What you are asked to do. What is needed is the run of lines from the one containing "Recreate this image" through the one containing "const uGemTop = [-10.84, -10.96];", echoed exactly, with both ends kept and nothing added.

Records supplied.

----------

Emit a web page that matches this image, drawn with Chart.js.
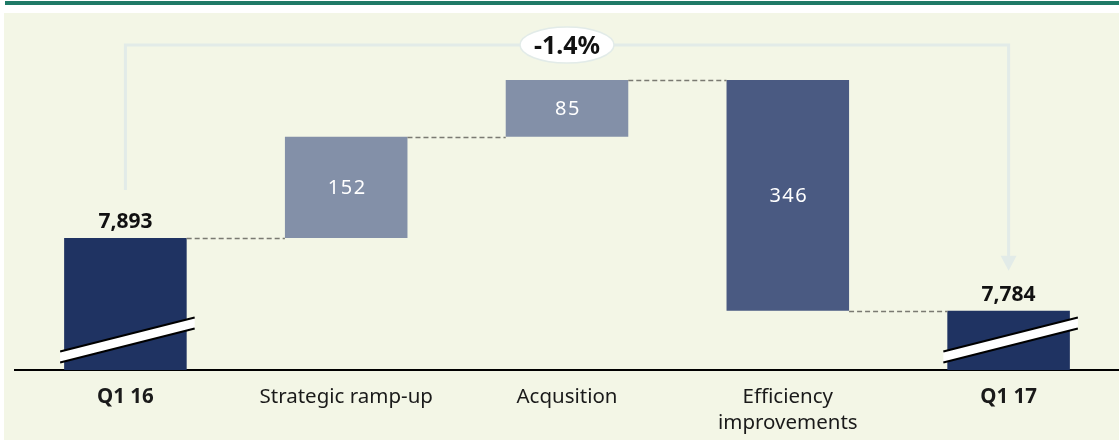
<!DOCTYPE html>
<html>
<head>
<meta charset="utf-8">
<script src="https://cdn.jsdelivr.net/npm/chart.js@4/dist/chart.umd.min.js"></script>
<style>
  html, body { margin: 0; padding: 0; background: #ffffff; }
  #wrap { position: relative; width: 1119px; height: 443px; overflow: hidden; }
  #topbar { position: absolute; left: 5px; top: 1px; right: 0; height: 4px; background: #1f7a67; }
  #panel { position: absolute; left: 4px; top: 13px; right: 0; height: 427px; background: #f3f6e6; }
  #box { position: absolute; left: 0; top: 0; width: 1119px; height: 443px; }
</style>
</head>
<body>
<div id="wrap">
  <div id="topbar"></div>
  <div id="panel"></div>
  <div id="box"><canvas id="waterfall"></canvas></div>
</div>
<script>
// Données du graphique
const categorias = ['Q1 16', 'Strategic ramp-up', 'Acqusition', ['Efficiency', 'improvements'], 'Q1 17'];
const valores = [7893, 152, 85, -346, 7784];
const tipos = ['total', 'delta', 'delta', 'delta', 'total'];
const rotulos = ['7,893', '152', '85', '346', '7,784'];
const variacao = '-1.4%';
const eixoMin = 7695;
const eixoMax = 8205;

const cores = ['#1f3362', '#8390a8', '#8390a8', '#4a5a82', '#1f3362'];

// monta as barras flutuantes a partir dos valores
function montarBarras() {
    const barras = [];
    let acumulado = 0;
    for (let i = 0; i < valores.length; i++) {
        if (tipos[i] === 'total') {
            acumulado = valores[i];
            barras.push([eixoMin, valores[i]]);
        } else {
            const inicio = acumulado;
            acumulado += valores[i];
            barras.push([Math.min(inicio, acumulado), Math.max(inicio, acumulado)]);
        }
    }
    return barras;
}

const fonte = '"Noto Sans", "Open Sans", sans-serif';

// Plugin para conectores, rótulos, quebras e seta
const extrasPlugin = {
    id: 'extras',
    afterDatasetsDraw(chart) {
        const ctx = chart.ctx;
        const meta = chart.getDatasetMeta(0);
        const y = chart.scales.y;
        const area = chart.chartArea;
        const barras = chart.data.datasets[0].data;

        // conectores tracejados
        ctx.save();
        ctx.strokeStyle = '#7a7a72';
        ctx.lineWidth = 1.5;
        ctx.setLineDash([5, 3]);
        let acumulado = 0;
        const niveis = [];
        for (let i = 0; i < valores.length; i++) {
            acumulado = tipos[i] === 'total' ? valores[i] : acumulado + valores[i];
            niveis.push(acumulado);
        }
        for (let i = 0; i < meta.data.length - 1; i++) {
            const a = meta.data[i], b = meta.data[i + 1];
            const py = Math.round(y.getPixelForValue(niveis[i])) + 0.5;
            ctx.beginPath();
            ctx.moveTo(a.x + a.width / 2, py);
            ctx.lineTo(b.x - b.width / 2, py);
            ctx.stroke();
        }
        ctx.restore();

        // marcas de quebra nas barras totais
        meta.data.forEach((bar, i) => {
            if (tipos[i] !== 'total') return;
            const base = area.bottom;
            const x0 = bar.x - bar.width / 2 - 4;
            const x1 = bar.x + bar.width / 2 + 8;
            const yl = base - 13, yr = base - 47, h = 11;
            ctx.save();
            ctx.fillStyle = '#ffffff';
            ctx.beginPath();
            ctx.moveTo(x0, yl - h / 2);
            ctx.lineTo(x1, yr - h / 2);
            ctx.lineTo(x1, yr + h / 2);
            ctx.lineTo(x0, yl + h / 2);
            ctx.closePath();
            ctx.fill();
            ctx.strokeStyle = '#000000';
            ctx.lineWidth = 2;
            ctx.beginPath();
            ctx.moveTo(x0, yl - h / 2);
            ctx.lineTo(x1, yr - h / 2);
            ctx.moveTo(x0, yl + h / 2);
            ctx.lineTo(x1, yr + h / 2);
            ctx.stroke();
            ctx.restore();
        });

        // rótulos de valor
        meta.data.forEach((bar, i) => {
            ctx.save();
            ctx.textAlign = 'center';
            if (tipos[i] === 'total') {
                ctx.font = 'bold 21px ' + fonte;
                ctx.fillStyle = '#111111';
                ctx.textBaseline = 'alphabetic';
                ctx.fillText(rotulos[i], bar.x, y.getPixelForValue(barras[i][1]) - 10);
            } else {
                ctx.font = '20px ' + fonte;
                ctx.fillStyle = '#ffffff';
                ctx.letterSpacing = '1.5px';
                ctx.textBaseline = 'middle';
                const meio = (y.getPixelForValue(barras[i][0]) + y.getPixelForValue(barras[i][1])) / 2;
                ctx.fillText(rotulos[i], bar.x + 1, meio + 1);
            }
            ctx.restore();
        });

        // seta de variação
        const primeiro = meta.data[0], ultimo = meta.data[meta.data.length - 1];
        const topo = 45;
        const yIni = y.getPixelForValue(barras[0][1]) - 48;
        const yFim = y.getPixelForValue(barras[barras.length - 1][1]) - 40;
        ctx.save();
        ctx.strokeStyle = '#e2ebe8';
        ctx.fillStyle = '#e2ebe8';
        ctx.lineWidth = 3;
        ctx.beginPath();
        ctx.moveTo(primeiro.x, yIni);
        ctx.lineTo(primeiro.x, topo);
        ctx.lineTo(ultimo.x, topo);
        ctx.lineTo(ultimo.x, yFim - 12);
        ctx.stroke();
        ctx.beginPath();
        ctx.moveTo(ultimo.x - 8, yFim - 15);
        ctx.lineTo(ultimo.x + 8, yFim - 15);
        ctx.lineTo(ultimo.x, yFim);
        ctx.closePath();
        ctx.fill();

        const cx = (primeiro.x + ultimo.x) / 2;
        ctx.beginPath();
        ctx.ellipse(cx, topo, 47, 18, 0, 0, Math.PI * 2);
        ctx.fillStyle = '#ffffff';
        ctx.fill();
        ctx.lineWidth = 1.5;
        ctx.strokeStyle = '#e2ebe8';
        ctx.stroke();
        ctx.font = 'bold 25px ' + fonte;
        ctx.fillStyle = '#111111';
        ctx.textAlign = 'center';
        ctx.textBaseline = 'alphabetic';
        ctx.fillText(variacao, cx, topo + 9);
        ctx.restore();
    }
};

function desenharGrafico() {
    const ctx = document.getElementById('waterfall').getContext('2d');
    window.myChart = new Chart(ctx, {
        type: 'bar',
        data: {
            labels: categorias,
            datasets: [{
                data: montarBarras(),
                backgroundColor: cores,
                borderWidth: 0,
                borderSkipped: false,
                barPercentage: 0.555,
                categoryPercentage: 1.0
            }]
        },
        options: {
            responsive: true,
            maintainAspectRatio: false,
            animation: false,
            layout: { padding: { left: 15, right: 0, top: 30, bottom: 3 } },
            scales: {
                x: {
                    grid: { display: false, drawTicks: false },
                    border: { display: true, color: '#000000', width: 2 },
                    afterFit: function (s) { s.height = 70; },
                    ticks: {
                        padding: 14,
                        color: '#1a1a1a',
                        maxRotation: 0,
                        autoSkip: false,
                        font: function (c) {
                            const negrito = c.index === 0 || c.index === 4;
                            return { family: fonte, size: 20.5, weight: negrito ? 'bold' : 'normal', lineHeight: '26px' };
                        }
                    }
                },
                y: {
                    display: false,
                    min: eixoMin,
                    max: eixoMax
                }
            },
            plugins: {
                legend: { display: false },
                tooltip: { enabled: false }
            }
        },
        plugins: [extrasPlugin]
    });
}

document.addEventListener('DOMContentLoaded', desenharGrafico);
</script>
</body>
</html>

----------

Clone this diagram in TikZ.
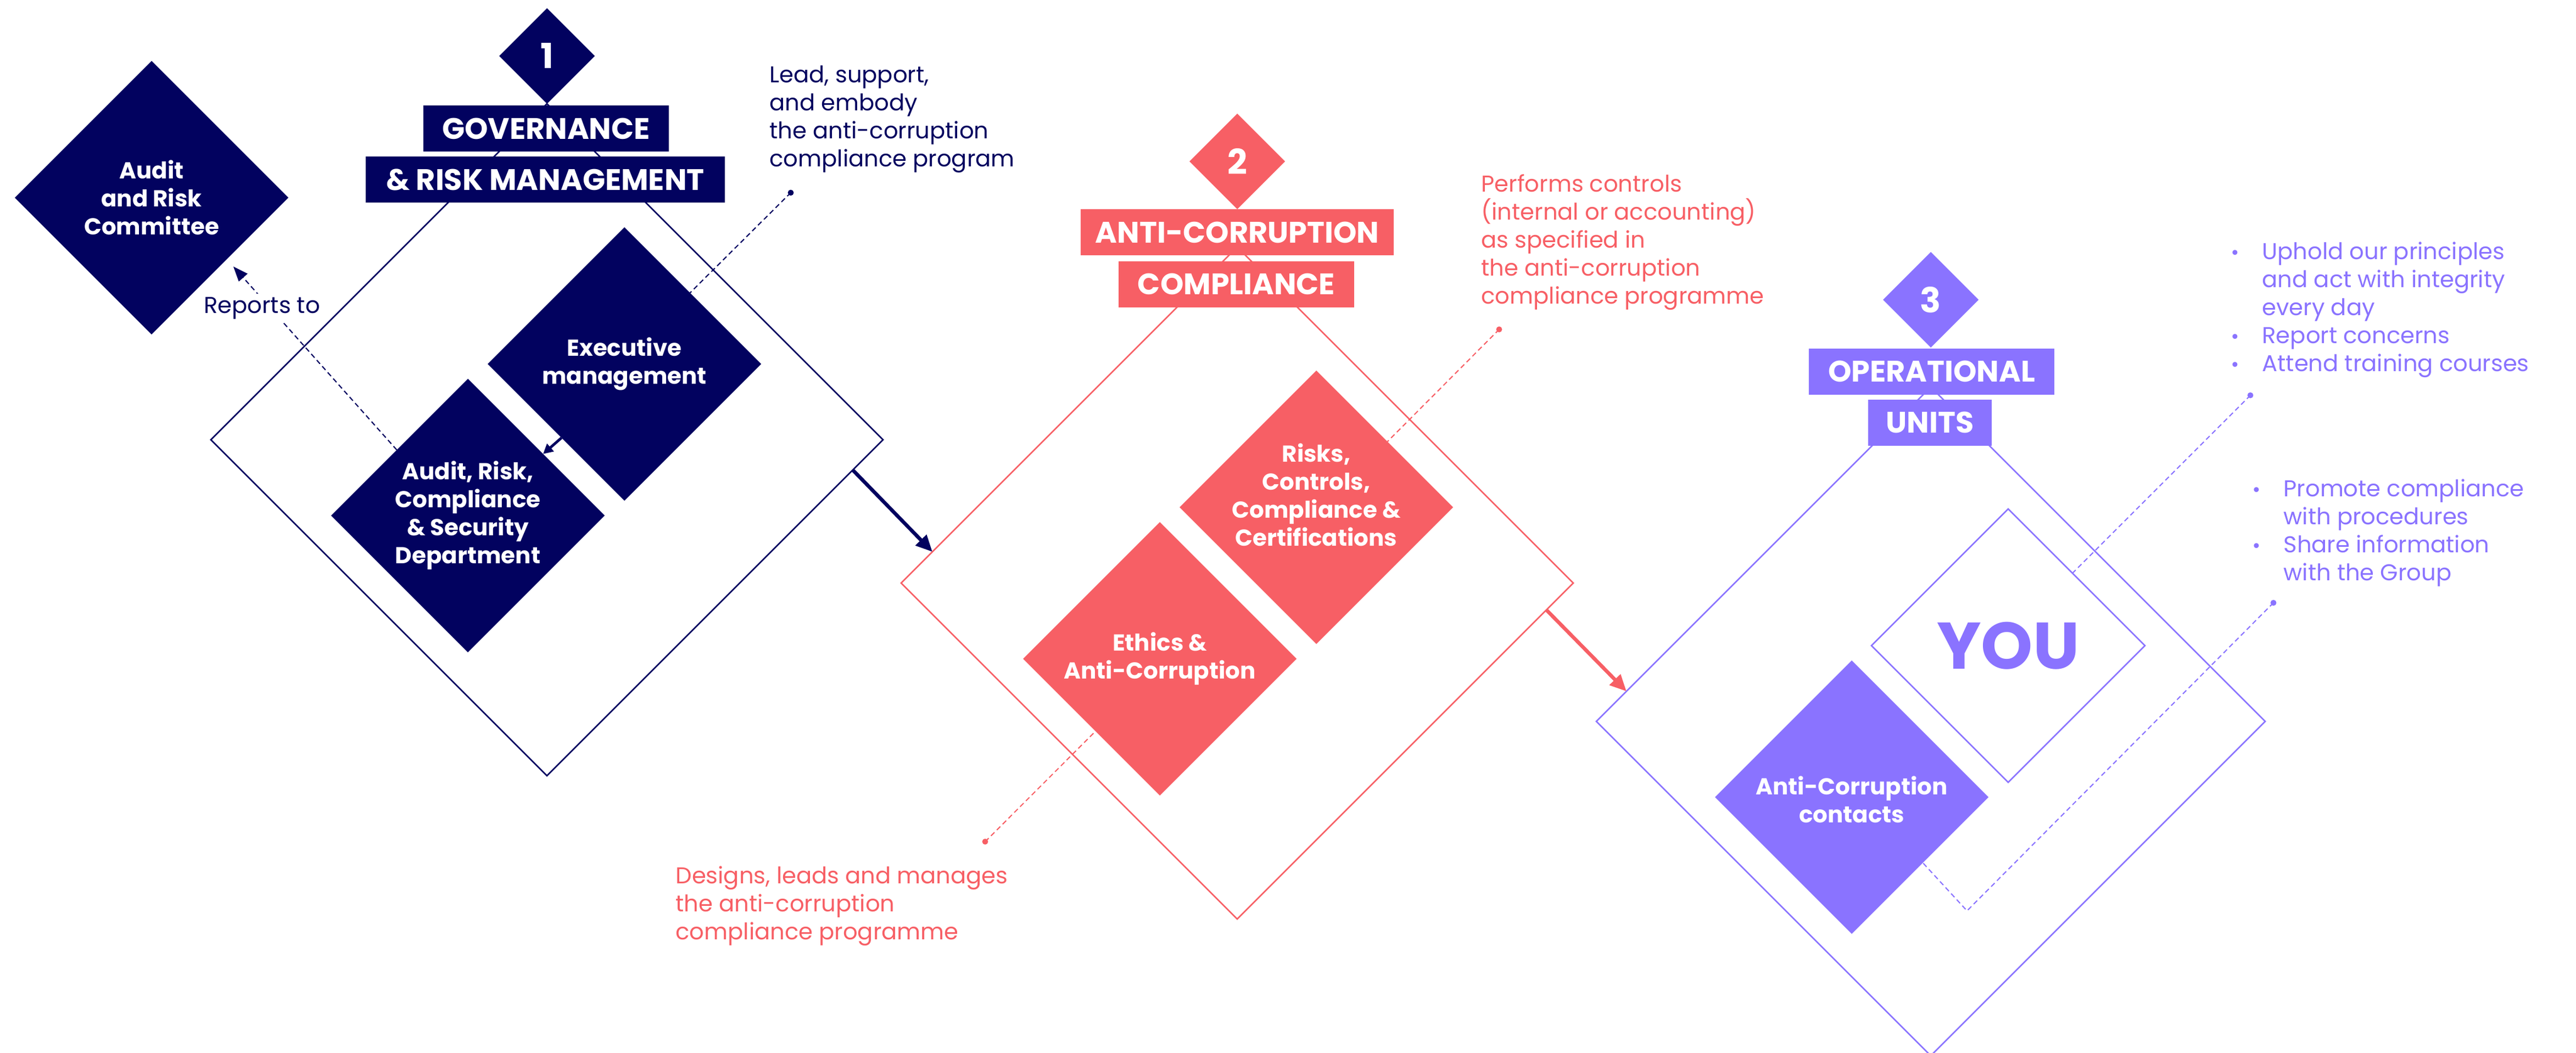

----------

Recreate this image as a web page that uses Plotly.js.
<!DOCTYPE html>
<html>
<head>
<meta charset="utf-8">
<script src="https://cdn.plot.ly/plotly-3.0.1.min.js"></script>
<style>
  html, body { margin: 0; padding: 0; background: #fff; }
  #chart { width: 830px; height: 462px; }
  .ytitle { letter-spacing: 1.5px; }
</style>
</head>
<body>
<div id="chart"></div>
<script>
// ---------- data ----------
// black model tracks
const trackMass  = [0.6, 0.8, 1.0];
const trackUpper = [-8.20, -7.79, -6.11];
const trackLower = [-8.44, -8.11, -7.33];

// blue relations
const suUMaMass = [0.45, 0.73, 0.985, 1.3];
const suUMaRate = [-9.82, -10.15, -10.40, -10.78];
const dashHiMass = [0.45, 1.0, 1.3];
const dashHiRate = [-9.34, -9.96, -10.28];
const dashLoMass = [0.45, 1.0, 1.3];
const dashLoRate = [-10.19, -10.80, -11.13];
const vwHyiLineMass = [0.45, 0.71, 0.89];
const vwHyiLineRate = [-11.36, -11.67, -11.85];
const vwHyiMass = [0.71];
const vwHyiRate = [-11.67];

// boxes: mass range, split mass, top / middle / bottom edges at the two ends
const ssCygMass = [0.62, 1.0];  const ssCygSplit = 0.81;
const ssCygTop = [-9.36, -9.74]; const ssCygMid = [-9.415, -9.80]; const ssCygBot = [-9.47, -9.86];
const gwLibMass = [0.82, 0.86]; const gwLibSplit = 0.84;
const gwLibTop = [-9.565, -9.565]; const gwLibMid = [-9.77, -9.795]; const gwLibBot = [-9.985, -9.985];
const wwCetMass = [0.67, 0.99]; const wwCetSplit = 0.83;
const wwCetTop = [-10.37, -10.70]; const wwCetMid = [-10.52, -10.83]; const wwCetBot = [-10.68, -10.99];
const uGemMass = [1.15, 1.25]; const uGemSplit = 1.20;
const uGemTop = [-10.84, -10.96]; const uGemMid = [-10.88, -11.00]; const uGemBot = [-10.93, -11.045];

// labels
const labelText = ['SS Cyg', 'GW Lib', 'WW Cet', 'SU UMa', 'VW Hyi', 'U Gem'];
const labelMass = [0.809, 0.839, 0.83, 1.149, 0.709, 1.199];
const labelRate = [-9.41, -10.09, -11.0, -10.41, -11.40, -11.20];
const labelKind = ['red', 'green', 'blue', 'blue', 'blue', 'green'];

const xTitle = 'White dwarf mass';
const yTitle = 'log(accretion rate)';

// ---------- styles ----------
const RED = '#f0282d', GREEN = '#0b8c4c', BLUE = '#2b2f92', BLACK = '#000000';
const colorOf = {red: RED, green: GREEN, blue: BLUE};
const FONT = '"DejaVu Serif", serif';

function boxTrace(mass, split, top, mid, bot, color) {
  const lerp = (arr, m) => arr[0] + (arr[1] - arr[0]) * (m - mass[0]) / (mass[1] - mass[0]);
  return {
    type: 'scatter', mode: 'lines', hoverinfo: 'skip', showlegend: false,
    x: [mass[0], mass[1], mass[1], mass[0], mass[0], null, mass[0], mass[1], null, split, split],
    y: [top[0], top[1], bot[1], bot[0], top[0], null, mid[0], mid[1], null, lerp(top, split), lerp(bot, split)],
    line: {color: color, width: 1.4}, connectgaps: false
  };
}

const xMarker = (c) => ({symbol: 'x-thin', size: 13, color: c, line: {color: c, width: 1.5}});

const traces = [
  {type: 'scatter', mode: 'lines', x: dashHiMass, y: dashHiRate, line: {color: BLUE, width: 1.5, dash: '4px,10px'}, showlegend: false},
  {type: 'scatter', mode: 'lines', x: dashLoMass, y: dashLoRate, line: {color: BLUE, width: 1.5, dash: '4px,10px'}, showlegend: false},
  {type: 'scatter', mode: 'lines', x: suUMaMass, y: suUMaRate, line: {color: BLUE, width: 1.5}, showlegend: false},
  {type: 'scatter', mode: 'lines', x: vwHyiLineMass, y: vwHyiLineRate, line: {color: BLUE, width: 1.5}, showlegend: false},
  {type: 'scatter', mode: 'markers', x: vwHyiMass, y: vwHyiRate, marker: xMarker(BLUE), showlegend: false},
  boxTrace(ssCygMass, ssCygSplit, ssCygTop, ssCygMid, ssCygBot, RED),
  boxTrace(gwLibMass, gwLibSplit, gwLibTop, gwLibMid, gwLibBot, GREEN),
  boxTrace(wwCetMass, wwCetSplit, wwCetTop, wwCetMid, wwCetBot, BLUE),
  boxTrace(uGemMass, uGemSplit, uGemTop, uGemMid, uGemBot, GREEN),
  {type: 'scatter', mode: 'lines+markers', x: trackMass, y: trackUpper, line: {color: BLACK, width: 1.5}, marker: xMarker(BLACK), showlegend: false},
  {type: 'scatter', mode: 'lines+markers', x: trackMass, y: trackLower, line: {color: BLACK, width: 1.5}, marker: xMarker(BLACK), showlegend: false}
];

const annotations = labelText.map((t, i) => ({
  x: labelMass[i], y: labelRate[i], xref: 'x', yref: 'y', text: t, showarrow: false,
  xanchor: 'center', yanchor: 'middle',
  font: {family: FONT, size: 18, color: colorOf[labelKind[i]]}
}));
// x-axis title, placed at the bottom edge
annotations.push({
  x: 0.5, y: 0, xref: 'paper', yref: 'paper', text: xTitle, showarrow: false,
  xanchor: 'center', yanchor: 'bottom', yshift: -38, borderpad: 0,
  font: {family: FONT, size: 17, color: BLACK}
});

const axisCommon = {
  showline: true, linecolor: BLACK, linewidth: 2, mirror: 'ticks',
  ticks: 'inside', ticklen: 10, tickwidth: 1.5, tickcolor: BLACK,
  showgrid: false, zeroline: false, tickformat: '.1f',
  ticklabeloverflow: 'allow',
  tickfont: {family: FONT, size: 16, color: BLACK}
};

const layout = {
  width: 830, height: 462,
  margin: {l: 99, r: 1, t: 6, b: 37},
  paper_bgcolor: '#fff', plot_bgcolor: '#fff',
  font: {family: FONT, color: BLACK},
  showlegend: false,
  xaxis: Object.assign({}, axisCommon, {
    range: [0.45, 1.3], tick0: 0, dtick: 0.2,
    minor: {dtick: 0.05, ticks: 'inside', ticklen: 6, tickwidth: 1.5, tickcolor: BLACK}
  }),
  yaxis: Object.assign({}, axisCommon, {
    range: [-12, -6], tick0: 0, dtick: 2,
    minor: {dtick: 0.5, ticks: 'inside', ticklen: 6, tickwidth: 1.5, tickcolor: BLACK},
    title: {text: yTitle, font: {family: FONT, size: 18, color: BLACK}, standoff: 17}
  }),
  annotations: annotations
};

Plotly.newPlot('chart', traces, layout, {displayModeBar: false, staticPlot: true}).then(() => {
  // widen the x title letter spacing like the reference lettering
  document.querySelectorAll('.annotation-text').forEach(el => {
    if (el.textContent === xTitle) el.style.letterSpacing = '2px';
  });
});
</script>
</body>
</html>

----------

Exercise output.
Recreate this image as a web page that uses Plotly.js.
<!DOCTYPE html>
<html>
<head>
<meta charset="utf-8">
<script src="https://cdn.plot.ly/plotly-3.0.1.min.js"></script>
<style>
  html, body { margin: 0; padding: 0; background: #fff; }
  #chart { width: 830px; height: 462px; }
  .ytitle { letter-spacing: 1.5px; }
</style>
</head>
<body>
<div id="chart"></div>
<script>
// ---------- data ----------
// black model tracks
const trackMass  = [0.6, 0.8, 1.0];
const trackUpper = [-8.20, -7.79, -6.11];
const trackLower = [-8.44, -8.11, -7.33];

// blue relations
const suUMaMass = [0.45, 0.73, 0.985, 1.3];
const suUMaRate = [-9.82, -10.15, -10.40, -10.78];
const dashHiMass = [0.45, 1.0, 1.3];
const dashHiRate = [-9.34, -9.96, -10.28];
const dashLoMass = [0.45, 1.0, 1.3];
const dashLoRate = [-10.19, -10.80, -11.13];
const vwHyiLineMass = [0.45, 0.71, 0.89];
const vwHyiLineRate = [-11.36, -11.67, -11.85];
const vwHyiMass = [0.71];
const vwHyiRate = [-11.67];

// boxes: mass range, split mass, top / middle / bottom edges at the two ends
const ssCygMass = [0.62, 1.0];  const ssCygSplit = 0.81;
const ssCygTop = [-9.36, -9.74]; const ssCygMid = [-9.415, -9.80]; const ssCygBot = [-9.47, -9.86];
const gwLibMass = [0.82, 0.86]; const gwLibSplit = 0.84;
const gwLibTop = [-9.565, -9.565]; const gwLibMid = [-9.77, -9.795]; const gwLibBot = [-9.985, -9.985];
const wwCetMass = [0.67, 0.99]; const wwCetSplit = 0.83;
const wwCetTop = [-10.37, -10.70]; const wwCetMid = [-10.52, -10.83]; const wwCetBot = [-10.68, -10.99];
const uGemMass = [1.15, 1.25]; const uGemSplit = 1.20;
const uGemTop = [-10.84, -10.96]; const uGemMid = [-10.88, -11.00]; const uGemBot = [-10.93, -11.045];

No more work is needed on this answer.